Requirement:
Begin with the first line of the entries below and reproduce each line exactly, ending with the line that holds "import pandas as pd".

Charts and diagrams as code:
■ ■ ■

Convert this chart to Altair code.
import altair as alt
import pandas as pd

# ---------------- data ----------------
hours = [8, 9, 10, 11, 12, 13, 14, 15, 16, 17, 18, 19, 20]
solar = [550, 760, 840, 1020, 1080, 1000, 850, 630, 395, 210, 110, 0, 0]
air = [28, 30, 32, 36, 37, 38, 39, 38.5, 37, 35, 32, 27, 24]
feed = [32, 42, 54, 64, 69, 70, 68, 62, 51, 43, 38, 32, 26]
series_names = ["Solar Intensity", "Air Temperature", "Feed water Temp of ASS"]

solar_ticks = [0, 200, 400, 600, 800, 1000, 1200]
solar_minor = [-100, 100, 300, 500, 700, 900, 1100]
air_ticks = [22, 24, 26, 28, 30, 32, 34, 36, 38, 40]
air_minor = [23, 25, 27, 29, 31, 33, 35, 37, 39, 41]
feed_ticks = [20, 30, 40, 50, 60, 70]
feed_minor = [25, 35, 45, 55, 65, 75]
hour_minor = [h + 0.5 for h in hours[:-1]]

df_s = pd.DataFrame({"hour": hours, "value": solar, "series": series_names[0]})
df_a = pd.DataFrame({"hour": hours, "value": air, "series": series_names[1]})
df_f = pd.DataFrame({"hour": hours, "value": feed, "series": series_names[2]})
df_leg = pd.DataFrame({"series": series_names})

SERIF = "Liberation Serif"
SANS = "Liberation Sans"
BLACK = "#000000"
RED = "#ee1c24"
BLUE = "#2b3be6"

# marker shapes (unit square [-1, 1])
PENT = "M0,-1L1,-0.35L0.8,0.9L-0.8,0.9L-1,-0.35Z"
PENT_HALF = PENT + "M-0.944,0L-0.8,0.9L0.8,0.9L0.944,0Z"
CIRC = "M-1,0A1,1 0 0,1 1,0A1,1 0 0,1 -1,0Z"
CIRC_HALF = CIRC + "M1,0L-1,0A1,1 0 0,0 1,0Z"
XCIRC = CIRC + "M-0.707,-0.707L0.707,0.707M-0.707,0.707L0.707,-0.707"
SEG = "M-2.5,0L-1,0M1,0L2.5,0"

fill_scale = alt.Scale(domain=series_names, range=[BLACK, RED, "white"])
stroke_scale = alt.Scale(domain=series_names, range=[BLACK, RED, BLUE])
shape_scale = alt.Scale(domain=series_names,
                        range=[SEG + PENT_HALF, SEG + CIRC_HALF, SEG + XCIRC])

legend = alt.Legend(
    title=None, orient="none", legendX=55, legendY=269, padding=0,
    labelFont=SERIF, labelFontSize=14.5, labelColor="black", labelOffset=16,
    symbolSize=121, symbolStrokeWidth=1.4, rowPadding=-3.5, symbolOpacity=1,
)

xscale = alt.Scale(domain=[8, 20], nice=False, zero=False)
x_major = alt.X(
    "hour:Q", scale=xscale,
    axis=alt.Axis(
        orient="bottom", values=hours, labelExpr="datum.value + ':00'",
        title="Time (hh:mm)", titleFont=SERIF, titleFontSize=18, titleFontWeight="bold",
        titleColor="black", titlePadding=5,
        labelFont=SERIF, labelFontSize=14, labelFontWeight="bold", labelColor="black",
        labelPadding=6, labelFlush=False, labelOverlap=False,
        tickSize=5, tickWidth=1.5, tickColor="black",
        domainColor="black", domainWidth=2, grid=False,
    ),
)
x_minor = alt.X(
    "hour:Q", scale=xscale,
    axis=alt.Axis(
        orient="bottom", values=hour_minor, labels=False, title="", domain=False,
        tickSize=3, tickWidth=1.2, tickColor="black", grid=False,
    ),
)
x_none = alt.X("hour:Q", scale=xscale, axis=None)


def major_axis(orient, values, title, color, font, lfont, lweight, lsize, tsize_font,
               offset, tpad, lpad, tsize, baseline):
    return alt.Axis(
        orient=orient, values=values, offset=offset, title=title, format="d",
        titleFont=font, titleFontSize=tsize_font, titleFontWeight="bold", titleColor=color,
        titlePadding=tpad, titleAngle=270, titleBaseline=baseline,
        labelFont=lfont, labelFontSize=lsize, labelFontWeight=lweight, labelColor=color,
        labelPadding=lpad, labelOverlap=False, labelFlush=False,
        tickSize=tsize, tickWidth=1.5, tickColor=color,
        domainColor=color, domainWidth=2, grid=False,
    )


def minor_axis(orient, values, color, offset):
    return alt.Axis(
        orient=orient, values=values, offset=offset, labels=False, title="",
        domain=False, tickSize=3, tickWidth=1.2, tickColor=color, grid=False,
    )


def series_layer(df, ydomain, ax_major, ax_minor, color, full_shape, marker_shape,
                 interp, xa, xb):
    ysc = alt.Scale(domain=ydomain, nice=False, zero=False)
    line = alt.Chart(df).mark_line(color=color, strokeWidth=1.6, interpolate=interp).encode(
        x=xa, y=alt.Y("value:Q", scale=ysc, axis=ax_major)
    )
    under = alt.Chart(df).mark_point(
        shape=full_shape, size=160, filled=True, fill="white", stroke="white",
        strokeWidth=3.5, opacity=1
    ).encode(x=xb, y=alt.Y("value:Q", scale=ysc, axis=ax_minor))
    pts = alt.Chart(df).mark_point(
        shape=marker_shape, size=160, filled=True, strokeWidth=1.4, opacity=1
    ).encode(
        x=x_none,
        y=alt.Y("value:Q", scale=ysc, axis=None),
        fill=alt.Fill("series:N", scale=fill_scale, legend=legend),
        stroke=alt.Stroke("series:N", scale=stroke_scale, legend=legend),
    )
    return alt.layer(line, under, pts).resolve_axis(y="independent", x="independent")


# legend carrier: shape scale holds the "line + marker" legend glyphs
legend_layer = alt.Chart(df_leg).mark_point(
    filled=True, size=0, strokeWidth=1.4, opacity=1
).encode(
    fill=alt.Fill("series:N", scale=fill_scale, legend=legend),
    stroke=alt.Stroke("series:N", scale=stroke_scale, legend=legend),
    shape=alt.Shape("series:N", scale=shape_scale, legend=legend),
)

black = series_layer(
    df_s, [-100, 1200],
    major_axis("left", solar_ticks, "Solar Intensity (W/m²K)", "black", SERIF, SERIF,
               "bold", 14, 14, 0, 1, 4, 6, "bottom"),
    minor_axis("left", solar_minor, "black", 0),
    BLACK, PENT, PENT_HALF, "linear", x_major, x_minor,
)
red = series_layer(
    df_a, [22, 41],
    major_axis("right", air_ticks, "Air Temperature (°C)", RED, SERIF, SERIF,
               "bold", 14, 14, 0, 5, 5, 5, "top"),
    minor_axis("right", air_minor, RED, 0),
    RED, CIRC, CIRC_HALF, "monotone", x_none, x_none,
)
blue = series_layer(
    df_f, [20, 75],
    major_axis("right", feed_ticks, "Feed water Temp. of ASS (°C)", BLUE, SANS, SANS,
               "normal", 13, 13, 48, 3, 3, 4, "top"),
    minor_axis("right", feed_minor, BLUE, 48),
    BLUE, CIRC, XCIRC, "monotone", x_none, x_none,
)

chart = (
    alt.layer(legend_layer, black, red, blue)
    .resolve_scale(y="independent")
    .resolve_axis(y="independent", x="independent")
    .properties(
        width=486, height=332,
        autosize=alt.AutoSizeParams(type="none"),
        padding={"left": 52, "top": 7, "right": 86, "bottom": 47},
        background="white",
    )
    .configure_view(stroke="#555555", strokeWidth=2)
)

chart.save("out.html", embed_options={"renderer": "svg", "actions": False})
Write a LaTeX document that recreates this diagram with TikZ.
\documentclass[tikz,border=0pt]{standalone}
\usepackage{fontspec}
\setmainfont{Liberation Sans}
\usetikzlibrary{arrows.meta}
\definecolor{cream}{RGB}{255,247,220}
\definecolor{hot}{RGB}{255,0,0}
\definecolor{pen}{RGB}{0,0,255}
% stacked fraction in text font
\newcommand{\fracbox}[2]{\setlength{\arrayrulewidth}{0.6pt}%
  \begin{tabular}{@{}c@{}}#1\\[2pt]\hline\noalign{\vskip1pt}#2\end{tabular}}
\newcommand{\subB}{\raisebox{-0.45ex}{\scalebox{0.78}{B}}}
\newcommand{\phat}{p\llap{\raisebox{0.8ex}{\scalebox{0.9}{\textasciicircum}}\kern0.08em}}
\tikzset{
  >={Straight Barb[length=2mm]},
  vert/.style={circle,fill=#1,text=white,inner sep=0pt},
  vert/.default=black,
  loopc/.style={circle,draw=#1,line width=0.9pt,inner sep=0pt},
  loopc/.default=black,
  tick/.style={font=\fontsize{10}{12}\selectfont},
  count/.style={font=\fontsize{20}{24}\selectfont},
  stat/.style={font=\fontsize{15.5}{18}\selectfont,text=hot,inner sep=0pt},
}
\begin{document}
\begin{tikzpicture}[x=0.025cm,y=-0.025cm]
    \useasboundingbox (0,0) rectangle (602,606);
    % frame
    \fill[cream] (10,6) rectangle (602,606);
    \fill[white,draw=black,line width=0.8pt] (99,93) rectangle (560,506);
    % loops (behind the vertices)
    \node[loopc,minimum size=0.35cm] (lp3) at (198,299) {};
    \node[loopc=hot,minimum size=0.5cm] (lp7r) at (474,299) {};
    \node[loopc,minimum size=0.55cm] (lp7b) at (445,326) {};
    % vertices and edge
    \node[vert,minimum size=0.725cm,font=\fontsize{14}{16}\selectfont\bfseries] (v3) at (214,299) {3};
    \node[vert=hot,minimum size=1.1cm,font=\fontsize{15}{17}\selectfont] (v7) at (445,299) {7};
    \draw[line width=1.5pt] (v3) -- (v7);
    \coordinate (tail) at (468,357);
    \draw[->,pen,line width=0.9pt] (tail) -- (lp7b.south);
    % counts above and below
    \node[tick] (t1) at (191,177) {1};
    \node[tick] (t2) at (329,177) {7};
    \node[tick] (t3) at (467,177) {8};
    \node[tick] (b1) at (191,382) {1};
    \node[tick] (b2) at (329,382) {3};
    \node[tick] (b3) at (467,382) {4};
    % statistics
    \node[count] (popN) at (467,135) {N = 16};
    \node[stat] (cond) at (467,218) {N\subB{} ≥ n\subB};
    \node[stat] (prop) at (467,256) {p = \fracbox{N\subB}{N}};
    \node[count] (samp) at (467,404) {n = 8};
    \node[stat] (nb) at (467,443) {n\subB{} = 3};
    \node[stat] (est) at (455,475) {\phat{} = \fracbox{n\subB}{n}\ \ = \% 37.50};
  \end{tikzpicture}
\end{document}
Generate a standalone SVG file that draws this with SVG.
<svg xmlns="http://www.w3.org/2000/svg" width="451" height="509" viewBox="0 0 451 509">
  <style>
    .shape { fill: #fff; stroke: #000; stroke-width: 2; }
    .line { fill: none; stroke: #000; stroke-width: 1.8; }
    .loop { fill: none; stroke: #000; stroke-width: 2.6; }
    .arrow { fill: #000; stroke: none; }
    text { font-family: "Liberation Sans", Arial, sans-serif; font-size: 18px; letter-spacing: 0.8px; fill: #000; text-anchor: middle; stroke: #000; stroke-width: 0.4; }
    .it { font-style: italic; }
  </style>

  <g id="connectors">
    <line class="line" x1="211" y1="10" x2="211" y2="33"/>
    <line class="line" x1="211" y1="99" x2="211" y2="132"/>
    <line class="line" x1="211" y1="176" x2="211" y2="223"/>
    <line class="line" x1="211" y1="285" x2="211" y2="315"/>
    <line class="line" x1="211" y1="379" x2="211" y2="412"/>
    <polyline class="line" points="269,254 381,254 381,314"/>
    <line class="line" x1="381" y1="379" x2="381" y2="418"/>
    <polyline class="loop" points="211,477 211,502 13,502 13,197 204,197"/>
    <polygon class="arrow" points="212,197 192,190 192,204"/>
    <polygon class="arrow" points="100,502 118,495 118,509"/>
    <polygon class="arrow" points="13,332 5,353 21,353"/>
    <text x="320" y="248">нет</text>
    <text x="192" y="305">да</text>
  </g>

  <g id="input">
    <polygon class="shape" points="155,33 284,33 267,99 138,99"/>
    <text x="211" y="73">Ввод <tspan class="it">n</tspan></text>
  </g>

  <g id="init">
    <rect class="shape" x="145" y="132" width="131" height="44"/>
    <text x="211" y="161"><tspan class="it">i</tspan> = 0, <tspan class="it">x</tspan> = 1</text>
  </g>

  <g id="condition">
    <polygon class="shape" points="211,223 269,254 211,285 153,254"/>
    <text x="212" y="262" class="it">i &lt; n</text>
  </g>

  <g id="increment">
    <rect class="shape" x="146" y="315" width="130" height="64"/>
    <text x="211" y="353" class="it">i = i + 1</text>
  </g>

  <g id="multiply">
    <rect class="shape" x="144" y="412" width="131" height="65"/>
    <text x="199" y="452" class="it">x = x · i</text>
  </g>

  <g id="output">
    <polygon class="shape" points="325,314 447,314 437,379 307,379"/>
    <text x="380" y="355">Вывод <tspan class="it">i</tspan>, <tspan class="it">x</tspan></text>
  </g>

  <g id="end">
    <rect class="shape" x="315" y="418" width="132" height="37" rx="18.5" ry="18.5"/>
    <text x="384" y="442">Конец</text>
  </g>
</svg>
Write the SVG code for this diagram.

■ ■ ■

Exercise result:
Convert this chart to Altair code.
import altair as alt
import pandas as pd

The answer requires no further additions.